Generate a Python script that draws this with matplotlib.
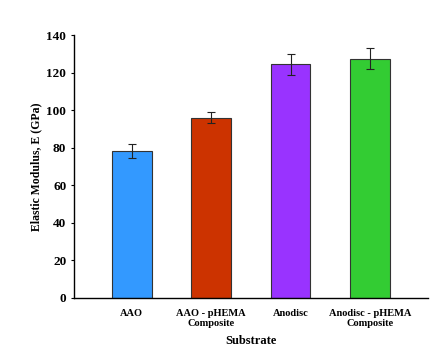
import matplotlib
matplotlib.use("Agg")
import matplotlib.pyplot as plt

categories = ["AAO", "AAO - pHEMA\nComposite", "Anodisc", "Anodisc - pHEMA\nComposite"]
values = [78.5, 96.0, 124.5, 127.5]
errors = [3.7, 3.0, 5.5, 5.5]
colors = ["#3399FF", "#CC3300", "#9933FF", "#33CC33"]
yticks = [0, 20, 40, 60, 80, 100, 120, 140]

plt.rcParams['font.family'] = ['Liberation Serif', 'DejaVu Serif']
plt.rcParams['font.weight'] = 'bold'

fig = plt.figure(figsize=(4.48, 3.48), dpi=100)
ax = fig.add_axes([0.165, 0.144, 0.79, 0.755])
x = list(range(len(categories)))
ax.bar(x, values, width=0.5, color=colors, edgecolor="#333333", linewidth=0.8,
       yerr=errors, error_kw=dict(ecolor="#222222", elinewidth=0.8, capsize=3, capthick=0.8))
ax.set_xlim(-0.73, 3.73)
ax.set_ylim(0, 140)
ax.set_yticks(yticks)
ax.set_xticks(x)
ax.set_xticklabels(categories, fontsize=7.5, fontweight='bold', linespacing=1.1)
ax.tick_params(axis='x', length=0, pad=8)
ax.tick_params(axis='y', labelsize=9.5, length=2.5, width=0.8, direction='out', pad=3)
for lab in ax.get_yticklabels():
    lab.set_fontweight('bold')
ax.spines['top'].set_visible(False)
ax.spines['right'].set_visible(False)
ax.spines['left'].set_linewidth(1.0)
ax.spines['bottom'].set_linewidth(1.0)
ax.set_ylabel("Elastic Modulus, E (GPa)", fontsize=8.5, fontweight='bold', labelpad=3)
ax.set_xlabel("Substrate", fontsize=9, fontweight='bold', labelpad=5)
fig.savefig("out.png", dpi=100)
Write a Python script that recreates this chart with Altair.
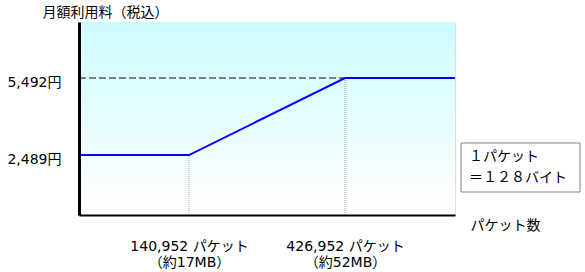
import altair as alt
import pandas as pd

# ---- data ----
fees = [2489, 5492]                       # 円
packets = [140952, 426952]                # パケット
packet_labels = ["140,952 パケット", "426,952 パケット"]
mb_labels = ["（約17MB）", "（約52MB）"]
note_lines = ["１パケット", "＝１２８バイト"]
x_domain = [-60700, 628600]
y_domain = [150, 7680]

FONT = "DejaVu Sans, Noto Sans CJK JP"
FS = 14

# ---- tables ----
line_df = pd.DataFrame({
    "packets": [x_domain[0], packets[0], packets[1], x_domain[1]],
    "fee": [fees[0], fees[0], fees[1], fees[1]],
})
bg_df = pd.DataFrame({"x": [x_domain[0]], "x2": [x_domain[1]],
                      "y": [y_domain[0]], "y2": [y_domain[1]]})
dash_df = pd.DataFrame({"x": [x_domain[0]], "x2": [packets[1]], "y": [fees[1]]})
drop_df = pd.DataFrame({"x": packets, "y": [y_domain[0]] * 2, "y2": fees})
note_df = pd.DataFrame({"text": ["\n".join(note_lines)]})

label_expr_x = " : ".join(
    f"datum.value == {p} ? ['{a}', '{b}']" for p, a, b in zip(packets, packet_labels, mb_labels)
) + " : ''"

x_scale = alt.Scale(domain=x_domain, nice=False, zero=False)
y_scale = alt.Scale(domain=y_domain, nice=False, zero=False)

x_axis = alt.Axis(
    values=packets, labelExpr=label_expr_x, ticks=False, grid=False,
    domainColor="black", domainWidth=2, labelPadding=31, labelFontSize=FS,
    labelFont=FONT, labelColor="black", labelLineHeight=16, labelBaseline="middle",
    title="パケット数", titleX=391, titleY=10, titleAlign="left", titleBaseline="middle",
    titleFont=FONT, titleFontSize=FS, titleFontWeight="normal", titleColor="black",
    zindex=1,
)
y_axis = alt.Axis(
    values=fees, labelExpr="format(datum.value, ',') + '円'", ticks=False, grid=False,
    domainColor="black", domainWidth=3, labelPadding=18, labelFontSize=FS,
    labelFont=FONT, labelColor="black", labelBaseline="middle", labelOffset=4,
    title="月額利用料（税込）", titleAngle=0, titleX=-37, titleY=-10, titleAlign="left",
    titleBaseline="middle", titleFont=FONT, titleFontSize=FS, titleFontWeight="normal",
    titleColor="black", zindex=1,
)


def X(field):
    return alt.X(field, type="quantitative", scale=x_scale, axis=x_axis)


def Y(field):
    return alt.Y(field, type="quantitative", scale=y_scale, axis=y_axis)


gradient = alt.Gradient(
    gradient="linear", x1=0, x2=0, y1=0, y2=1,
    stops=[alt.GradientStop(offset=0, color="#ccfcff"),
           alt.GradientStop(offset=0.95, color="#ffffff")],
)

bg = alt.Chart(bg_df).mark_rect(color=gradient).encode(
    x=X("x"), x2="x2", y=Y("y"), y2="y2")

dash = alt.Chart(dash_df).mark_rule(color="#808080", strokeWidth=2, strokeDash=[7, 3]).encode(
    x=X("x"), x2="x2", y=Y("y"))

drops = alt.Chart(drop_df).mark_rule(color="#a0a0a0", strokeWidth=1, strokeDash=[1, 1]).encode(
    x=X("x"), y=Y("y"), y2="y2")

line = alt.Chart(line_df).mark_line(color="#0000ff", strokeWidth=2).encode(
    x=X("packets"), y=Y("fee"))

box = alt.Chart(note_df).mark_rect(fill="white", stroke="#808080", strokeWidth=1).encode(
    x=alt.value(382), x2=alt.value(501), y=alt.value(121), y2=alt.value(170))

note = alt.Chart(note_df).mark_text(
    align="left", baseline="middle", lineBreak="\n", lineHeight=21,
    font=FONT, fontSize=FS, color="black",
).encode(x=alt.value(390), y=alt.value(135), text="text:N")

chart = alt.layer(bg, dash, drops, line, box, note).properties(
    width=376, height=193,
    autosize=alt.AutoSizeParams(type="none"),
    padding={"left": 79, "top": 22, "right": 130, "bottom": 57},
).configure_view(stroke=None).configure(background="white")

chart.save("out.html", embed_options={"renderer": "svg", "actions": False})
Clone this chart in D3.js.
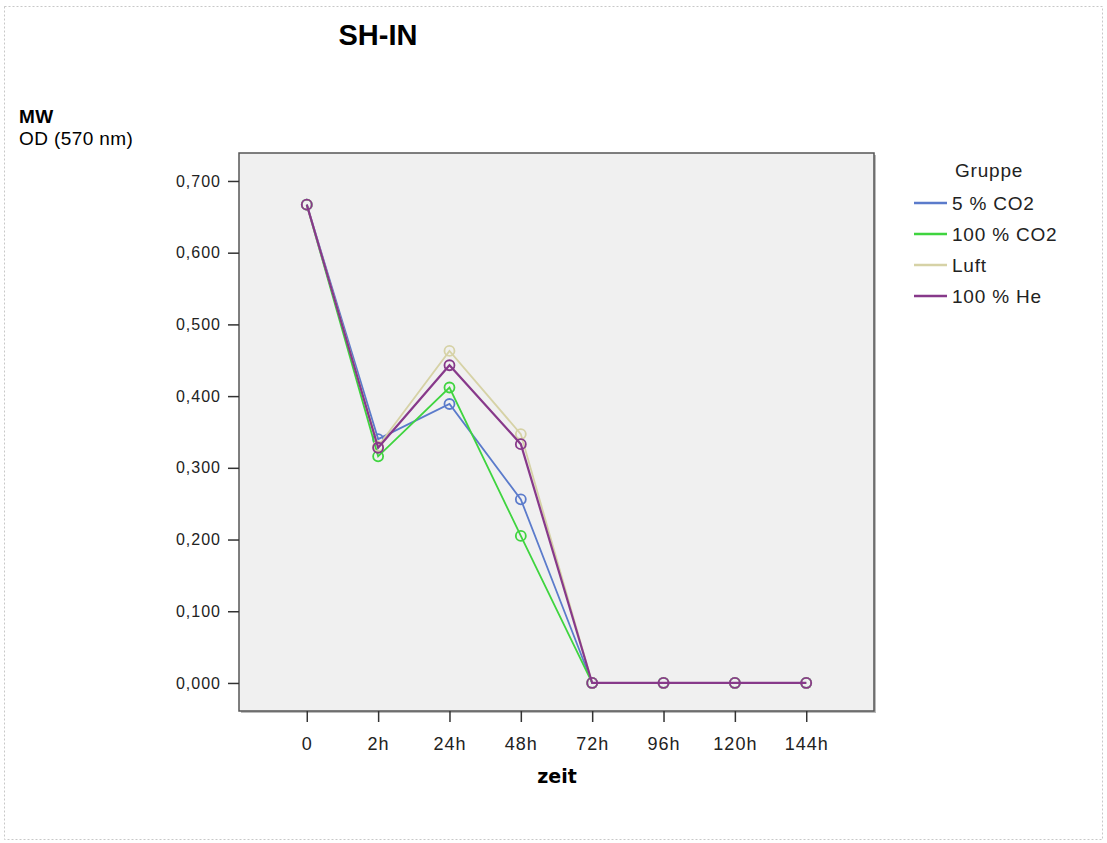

--------------------

» **Given exercise**
Scan the lines for the string "with". Copy out each line that matches.

» **Answer to the exercise**
Generate a Python script that draws this with matplotlib.
Write a Python script that recreates this chart with Altair.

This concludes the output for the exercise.